Leave out the pictures, and retype only the lines from the beginning of the material through the line that contains "42), (10, 25)]", including both.
---- Data
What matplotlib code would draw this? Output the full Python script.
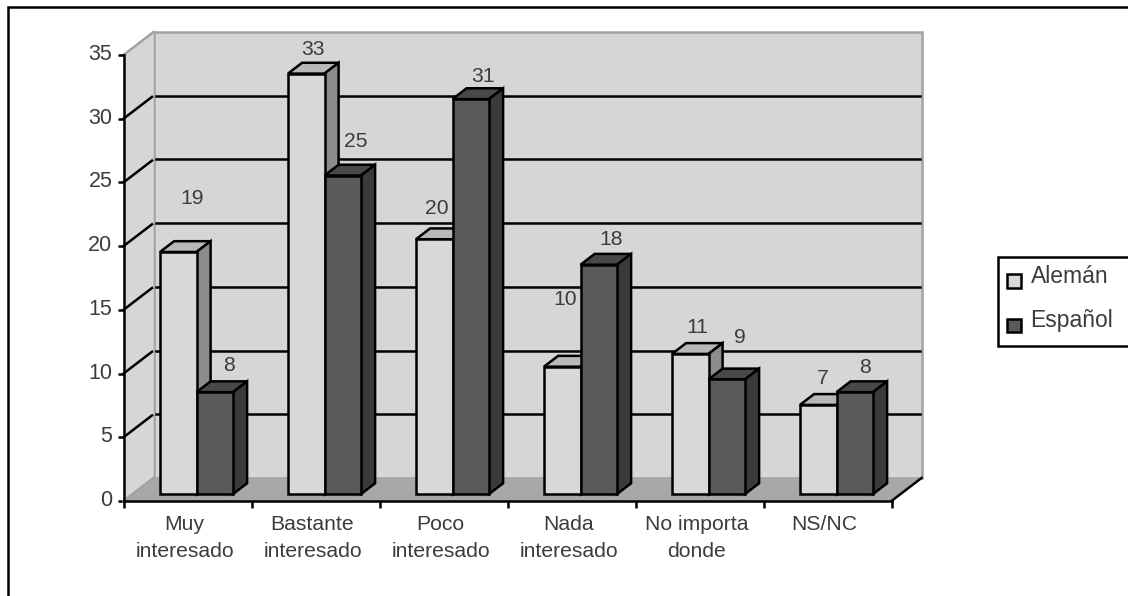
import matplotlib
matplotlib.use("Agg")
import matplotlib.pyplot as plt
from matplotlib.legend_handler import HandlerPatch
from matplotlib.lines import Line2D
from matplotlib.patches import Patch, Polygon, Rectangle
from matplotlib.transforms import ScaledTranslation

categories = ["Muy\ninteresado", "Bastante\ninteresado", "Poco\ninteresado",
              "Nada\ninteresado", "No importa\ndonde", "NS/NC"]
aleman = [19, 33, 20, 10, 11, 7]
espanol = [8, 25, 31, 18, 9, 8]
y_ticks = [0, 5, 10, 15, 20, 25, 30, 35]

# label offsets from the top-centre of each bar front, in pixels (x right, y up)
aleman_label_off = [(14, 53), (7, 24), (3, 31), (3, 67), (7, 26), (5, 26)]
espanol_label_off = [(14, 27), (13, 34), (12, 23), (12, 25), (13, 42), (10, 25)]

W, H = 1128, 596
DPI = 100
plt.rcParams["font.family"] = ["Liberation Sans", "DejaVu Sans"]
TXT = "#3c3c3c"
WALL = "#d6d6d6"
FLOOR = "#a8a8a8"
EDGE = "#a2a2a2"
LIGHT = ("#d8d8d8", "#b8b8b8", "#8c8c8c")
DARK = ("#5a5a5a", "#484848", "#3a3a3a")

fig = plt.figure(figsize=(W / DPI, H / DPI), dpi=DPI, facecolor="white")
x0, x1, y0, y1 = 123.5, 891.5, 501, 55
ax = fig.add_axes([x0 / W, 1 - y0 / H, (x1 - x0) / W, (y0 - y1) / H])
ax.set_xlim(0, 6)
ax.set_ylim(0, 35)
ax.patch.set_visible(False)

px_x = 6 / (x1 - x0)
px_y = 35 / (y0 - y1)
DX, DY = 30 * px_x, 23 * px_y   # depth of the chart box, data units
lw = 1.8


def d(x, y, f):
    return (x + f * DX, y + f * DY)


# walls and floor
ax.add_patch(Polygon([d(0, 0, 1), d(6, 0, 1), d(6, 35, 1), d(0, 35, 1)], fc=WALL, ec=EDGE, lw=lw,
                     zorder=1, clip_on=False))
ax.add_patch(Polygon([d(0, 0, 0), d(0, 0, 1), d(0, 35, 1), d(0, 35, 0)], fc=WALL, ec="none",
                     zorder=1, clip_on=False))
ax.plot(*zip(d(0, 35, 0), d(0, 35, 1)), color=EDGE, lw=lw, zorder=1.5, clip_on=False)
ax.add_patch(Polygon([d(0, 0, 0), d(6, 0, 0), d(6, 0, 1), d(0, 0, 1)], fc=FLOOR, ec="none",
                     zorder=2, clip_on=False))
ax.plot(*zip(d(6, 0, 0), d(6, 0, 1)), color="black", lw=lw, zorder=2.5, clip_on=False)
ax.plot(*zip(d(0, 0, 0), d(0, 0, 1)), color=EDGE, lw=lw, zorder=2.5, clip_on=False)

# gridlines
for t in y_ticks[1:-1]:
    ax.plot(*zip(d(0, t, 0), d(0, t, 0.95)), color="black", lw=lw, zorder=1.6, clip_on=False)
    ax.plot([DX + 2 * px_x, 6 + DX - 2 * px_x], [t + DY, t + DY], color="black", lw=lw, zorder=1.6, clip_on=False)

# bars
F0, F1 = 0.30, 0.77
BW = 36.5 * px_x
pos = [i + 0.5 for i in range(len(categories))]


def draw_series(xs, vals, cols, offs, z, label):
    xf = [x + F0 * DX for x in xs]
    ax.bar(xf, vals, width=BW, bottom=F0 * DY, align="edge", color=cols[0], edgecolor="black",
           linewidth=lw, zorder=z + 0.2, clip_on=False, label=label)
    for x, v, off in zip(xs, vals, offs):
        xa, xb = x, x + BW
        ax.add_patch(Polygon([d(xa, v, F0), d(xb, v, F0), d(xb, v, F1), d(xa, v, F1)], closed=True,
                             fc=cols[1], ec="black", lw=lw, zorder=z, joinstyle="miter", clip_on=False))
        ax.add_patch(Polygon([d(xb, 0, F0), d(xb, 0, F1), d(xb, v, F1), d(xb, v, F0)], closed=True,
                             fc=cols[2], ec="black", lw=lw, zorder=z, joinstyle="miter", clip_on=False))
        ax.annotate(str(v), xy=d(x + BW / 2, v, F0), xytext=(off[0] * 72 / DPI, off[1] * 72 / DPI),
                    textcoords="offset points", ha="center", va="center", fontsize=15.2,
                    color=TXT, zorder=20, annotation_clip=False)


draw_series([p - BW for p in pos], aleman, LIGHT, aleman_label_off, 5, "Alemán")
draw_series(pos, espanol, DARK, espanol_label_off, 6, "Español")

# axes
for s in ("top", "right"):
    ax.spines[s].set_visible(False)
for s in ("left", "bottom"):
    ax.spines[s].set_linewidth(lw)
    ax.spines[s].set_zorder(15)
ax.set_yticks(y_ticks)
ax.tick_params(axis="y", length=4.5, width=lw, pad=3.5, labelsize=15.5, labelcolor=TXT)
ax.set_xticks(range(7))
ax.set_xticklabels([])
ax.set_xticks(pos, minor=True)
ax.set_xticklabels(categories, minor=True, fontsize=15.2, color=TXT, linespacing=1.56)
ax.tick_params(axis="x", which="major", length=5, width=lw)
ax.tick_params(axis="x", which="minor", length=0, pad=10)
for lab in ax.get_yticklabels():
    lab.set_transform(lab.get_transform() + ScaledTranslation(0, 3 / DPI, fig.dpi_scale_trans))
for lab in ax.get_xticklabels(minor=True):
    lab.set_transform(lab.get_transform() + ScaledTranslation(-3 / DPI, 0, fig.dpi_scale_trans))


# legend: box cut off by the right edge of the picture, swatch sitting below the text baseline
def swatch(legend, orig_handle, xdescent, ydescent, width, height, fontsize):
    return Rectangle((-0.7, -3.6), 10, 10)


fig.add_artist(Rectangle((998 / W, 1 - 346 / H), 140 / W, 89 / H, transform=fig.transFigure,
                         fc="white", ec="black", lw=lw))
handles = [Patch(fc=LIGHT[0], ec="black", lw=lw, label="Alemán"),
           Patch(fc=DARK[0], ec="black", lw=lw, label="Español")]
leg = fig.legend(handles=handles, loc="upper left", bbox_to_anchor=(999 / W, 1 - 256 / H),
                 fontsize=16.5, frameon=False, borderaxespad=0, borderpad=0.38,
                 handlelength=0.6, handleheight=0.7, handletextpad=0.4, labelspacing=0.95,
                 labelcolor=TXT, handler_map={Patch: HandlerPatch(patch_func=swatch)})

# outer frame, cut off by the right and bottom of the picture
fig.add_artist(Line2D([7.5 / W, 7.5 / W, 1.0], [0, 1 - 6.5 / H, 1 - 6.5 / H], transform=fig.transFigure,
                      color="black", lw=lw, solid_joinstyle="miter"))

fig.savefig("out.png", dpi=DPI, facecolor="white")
--------
● Complete output
What matplotlib code would draw this? Output the full Python script.
import matplotlib
matplotlib.use("Agg")
import matplotlib.pyplot as plt
from matplotlib.legend_handler import HandlerPatch
from matplotlib.lines import Line2D
from matplotlib.patches import Patch, Polygon, Rectangle
from matplotlib.transforms import ScaledTranslation

categories = ["Muy\ninteresado", "Bastante\ninteresado", "Poco\ninteresado",
              "Nada\ninteresado", "No importa\ndonde", "NS/NC"]
aleman = [19, 33, 20, 10, 11, 7]
espanol = [8, 25, 31, 18, 9, 8]
y_ticks = [0, 5, 10, 15, 20, 25, 30, 35]

# label offsets from the top-centre of each bar front, in pixels (x right, y up)
aleman_label_off = [(14, 53), (7, 24), (3, 31), (3, 67), (7, 26), (5, 26)]
espanol_label_off = [(14, 27), (13, 34), (12, 23), (12, 25), (13, 42), (10, 25)]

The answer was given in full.